Prostitution, high-profile on the NetMonday, July 23, 2001
Faye Desiree, a 37-year-old mother of two and a self-described "high-tech call girl," spends more time dealing with her clients through her Web site than she does in the bedroom.
"Oh honey, I'm on that keyboard constantly," said the raven-haired Santa Cruz, California, resident. "It's the future of my profession."
Once confined to dark streets, prostitution is now a high-profile stop on the information superhighway, and has been quick to adopt the latest interactive features.
At Fayedesiree.com, visitors are treated to an extensive collection of Internet technologies: explicit photographs, video clips documenting Desiree's expertise and treatises on "tantric" sex practices.
Also included: a 24-hour live video camera feed featuring scheduled trysts between Desiree and a whole host of friends and clients. So far, Desiree said she has signed up several hundred members to her website, charging $20 per month.
Those wishing a more intimate connection can use e-mail links to set up meetings that cost 20 times the membership price.
"If you want to make a good living at this, you have to be online these days," said Desiree.
And, apparently, one has to keep up with the latest advances in the field.
One of the more popular sites dealing with the sex-for-hire profession is Erosguide.com, where women and men post pictures and thinly disguised invitations for meetings.
"Virtually every city in the US offers adult-related entertainment, from escorts to sensual massage to strip clubs to fetish and fantasy play to adult toy stores," said Erosguide founder, Byron Mayo.
"Traditionally, finding these local services was a process of looking through phone books, alternative newspapers or just word of mouth."
Mayo, whose business is based in Oakland, California, said the Internet now "makes it possible to economically present far more information in a much more accessible fashion than ever existed before"
Erosguide now caters to 30 US cities, and is set to unwrap its service in Toronto and London by the end of the summer. Mayo said non-English sites will begin in 2002.

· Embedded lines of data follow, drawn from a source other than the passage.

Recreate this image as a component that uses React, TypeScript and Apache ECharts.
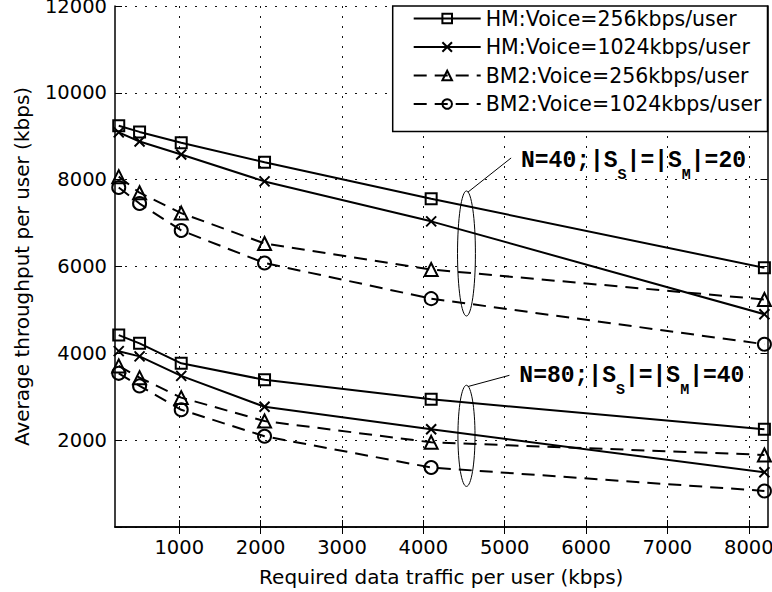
import React, { useEffect, useRef } from 'react';
import * as echarts from 'echarts';

// Required data traffic per user (kbps)
const xValues = [256, 512, 1024, 2048, 4096, 8192];
const xTicks = [1000, 2000, 3000, 4000, 5000, 6000, 7000, 8000];
const seriesNames = [
  'HM:Voice=256kbps/user',
  'HM:Voice=1024kbps/user',
  'BM2:Voice=256kbps/user',
  'BM2:Voice=1024kbps/user',
];

// N=40; |S_S|=|S_M|=20
const hm256N40 = [9240, 9100, 8850, 8400, 7560, 5970];
const hm1024N40 = [9090, 8880, 8580, 7960, 7040, 4900];
const bm256N40 = [8070, 7700, 7230, 6530, 5930, 5240];
const bm1024N40 = [7820, 7450, 6830, 6080, 5260, 4210];

// N=80; |S_S|=|S_M|=40
const hm256N80 = [4420, 4230, 3770, 3390, 2940, 2250];
const hm1024N80 = [4050, 3930, 3480, 2770, 2250, 1260];
const bm256N80 = [3710, 3440, 2980, 2440, 1950, 1660];
const bm1024N80 = [3540, 3250, 2700, 2090, 1370, 830];

const annotationLabels = [
  ['N=40;|S', 'S', '|=|S', 'M', '|=20'],
  ['N=80;|S', 'S', '|=|S', 'M', '|=40'],
];
// ellipse centre, half-sizes, leader line, text anchor (data coordinates)
const annotationEllipses = [
  [4530, 6300, 110, 1440],
  [4530, 2100, 105, 1165],
];
const annotationLeaders = [
  [4546, 7710, 5079, 8500],
  [4546, 3234, 5058, 3494],
];
const annotationTextAnchors = [
  [5200, 8437],
  [5180, 3477],
];

const FONT = 'DejaVu Sans';
const FS = 19.5;
const X_SYMBOL = 'path://M0,0L10,10M0,10L10,0';

function makeSeries(name: string, values: number[], kind: 'rect' | 'x' | 'triangle' | 'circle') {
  const dashed = kind === 'triangle' || kind === 'circle';
  const symbol = kind === 'x' ? X_SYMBOL : kind;
  const size = kind === 'rect' ? 11 : kind === 'x' ? 10 : 13;
  return {
    type: 'line',
    name,
    data: xValues.map((x, i) => [x, values[i]]),
    symbol,
    symbolSize: size,
    showAllSymbol: true,
    lineStyle: { color: '#000', width: 2, type: dashed ? [13, 8] : 'solid' },
    itemStyle: { color: 'rgba(0,0,0,0)', borderColor: '#000', borderWidth: 2 },
    emphasis: { disabled: true },
    z: 3,
  };
}

export default function App() {
  const ref = useRef<HTMLDivElement>(null);
  useEffect(() => {
    if (!ref.current) return;
    const chart = echarts.init(ref.current, null, { renderer: 'svg' });
    const axisLine = { show: true, lineStyle: { color: '#000', width: 1.5 } };
    const tickStyle = { color: '#000', width: 1 };
    const gridLine = { show: true, lineStyle: { color: '#111', width: 1, type: [2, 8] } };
    const option: any = {
      animation: false,
      backgroundColor: '#fff',
      textStyle: { fontFamily: FONT },
      grid: { left: 115, top: 6, right: 4.5, bottom: 65, containLabel: false, outerBoundsMode: 'none' },
      legend: {
        data: seriesNames,
        orient: 'vertical',
        right: 4.5,
        top: 6,
        padding: [2, 6, 17, 20],
        itemWidth: 67,
        itemHeight: 12,
        itemGap: 7.5,
        backgroundColor: '#fff',
        borderColor: '#000',
        borderWidth: 1.5,
        textStyle: { fontFamily: FONT, fontSize: 20.5, color: '#000' },
        selectedMode: false,
        z: 10,
      },
      xAxis: [
        {
          type: 'value',
          min: 210,
          max: 8230,
          position: 'bottom',
          axisLine,
          axisTick: { show: true, inside: true, length: 7, customValues: xTicks, lineStyle: tickStyle },
          axisLabel: {
            customValues: xTicks,
            color: '#000',
            fontFamily: FONT,
            fontSize: FS,
            margin: 10,
            formatter: (v: number) => String(v),
          },
          splitLine: gridLine,
          name: 'Required data traffic per user (kbps)',
          nameLocation: 'middle',
          nameGap: 40,
          nameTextStyle: { color: '#000', fontFamily: FONT, fontSize: 20 },
        },
        {
          type: 'value',
          min: 210,
          max: 8230,
          position: 'top',
          axisLine,
          axisTick: { show: true, inside: true, length: 7, customValues: xTicks, lineStyle: tickStyle },
          axisLabel: { show: false },
          splitLine: { show: false },
        },
      ],
      yAxis: [
        {
          type: 'value',
          min: 0,
          max: 12000,
          interval: 2000,
          position: 'left',
          axisLine,
          axisTick: { show: true, inside: true, length: 7, lineStyle: tickStyle },
          axisLabel: {
            color: '#000',
            fontFamily: FONT,
            fontSize: FS,
            margin: 8,
            formatter: (v: number) => (v === 0 ? '' : String(v)),
          },
          splitLine: gridLine,
          name: 'Average throughput per user (kbps)',
          nameLocation: 'middle',
          nameGap: 83,
          nameTextStyle: { color: '#000', fontFamily: FONT, fontSize: 20 },
        },
        {
          type: 'value',
          min: 0,
          max: 12000,
          interval: 2000,
          position: 'right',
          axisLine,
          axisTick: { show: true, inside: true, length: 7, lineStyle: tickStyle },
          axisLabel: { show: false },
          splitLine: { show: false },
        },
      ],
      series: [
        makeSeries(seriesNames[0], hm256N40, 'rect'),
        makeSeries(seriesNames[1], hm1024N40, 'x'),
        makeSeries(seriesNames[2], bm256N40, 'triangle'),
        makeSeries(seriesNames[3], bm1024N40, 'circle'),
        makeSeries(seriesNames[0], hm256N80, 'rect'),
        makeSeries(seriesNames[1], hm1024N80, 'x'),
        makeSeries(seriesNames[2], bm256N80, 'triangle'),
        makeSeries(seriesNames[3], bm1024N80, 'circle'),
      ],
    };
    chart.setOption(option);

    const px = (x: number, y: number) => chart.convertToPixel({ xAxisIndex: 0, yAxisIndex: 0 }, [x, y]) as number[];
    const graphics: any[] = [];
    annotationLabels.forEach((parts, i) => {
      const [ecx, ecy, erx, ery] = annotationEllipses[i];
      const c = px(ecx, ecy);
      const edge = px(ecx + erx, ecy + ery);
      graphics.push({
        type: 'ellipse',
        shape: { cx: c[0], cy: c[1], rx: Math.abs(edge[0] - c[0]), ry: Math.abs(edge[1] - c[1]) },
        style: { fill: 'none', stroke: '#000', lineWidth: 1 },
        z: 5,
      });
      const [lx1, ly1, lx2, ly2] = annotationLeaders[i];
      const a = px(lx1, ly1);
      const b = px(lx2, ly2);
      graphics.push({
        type: 'line',
        shape: { x1: a[0], y1: a[1], x2: b[0], y2: b[1] },
        style: { stroke: '#000', lineWidth: 1 },
        z: 5,
      });
      const t = px(annotationTextAnchors[i][0], annotationTextAnchors[i][1]);
      graphics.push({
        type: 'text',
        x: t[0],
        y: t[1],
        z: 5,
        style: {
          text: `{m|${parts[0]}}{s|${parts[1]}}{m|${parts[2]}}{s|${parts[3]}}{m|${parts[4]}}`,
          textAlign: 'left',
          textVerticalAlign: 'middle',
          verticalAlign: 'middle',
          fill: '#000',
          rich: {
            m: { fontFamily: 'Liberation Mono', fontWeight: 'bold', fontSize: 23, lineHeight: 44, fill: '#000', color: '#000' },
            s: { fontFamily: 'Liberation Mono', fontWeight: 'bold', fontSize: 15, lineHeight: 15, verticalAlign: 'bottom', fill: '#000', color: '#000' },
          },
        },
      });
    });
    chart.setOption({ graphic: graphics });

    return () => chart.dispose();
  }, []);
  return <div ref={ref} style={{ width: 772, height: 592, position: 'absolute', left: 0, top: 0 }} />;
}
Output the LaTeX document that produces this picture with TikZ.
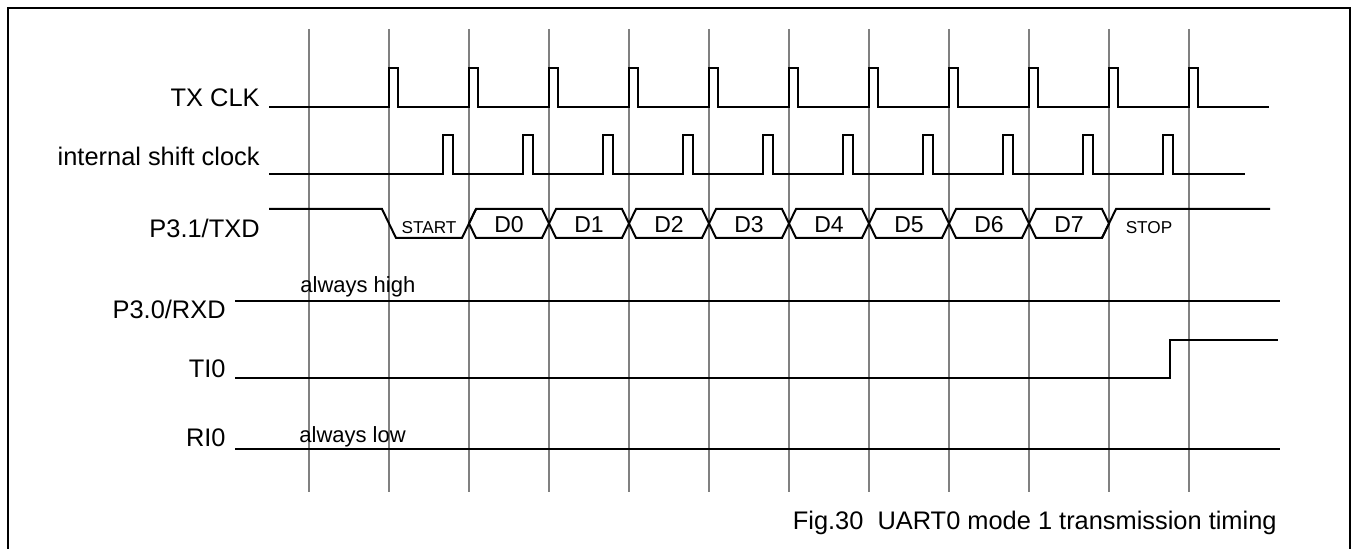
\documentclass[tikz,border=0pt]{standalone}
\usepackage{fontspec}
\setmainfont{Liberation Sans}
\definecolor{grisL}{RGB}{128,128,128}

\begin{document}
\begin{tikzpicture}[x=0.5pt,y=-0.5pt,
    grille/.style={color=grisL,line width=1pt},
    signal/.style={line width=1pt,line join=miter},
    nom/.style={anchor=base east,inner sep=0pt,font=\fontsize{12.7}{15}\selectfont},
    note/.style={anchor=base west,inner sep=0pt,font=\fontsize{11}{13}\selectfont},
    bit/.style={anchor=base,inner sep=0pt,font=\fontsize{11.5}{13}\selectfont},
    petit/.style={anchor=base,inner sep=0pt,font=\fontsize{8.6}{10}\selectfont}]
    \useasboundingbox (0,0) rectangle (1356,549);
    \draw[line width=1pt] (8,549)--(8,8)--(1350,8)--(1350,549);
  % grille verticale
    \foreach \i in {0,...,11}
      \draw[grille] ({309+80*\i},29)--({309+80*\i},492);
  % noms des signaux
    \node[nom] (txclk) at (260,107) {TX CLK};
    \node[nom] (shclk) at (260,166) {internal shift clock};
    \node[nom] (txd) at (260,238) {P3.1/TXD};
    \node[nom] (rxd) at (226,319) {P3.0/RXD};
    \node[nom] (tio) at (226,378) {TI0};
    \node[nom] (rio) at (226,447) {RI0};
  % TX CLK
    \draw[signal] (269,107) \foreach \i in {0,...,10}{
      -- ({389+80*\i},107) -- ({389+80*\i},68) -- ({398+80*\i},68) -- ({398+80*\i},107)}
      -- (1269,107);
  % internal shift clock
    \draw[signal] (269,174) \foreach \i in {0,...,9}{
      -- ({443+80*\i},174) -- ({443+80*\i},135) -- ({453+80*\i},135) -- ({453+80*\i},174)}
      -- (1245,174);
  % P3.1/TXD
    \draw[signal] (269,209) -- (382,209) -- (396,238) -- (462,238) -- (476,209);
    \foreach \i in {0,...,7}{
      \draw[signal] ({469+80*\i},223.5) -- ({476+80*\i},209) -- ({542+80*\i},209)
        -- ({549+80*\i},223.5) -- ({542+80*\i},238) -- ({476+80*\i},238) -- cycle;
      \node[bit] (d\i) at ({509+80*\i},233) {D\i};
    }
    \draw[signal] (1102,238) -- (1116,209) -- (1270,209);
    \node[petit] (start) at (429,234) {START};
    \node[petit] (stop) at (1149,234) {STOP};
  % P3.0/RXD, TI0, RI0
    \draw[signal] (235,301) -- (1280,301);
    \node[note] (haut) at (300,293) {always high};
    \draw[signal] (235,378) -- (1170,378) -- (1170,340) -- (1278,340);
    \draw[signal] (235,449) -- (1280,449);
    \node[note] (bas) at (299,443) {always low};
  % legende
    \node[nom] (fig) at (1277,530) {Fig.30\ \ UART0 mode 1 transmission timing};
\end{tikzpicture}
\end{document}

Sites like Erosguide have given rise to popularity rankings of sex workers.
At SFRedbook.com, men and the occasional woman keep up a running system on San Francisco-area "providers" -- the current politically correct euphemism for prostitutes. The site contains extensive and explicit reviews, supplemented by chat rooms and bulletin boards where men and providers exchange information, arguments about fees and more than the occasional insults and taunts.
There's also a constantly updating database of provider rankings, which grades the skills of the providers, all categorised by sexual preferences and geographical area.
The site operator, who asked to be identified only as "Steve", said SFRedbook now contains 15,121 reviews, which are searched regularly by more 8,000 users.
Ironically, this can be quite convenient for law enforcement officials, who use the various sites while investigating vice crimes.
"It's a great resource for us," said Sergeant David Acosta, a vice cop in San Jose, California. Acosta said his department has already made several arrests by using the websites.
"We can find out who's doing what, and it saves us a lot of leg work."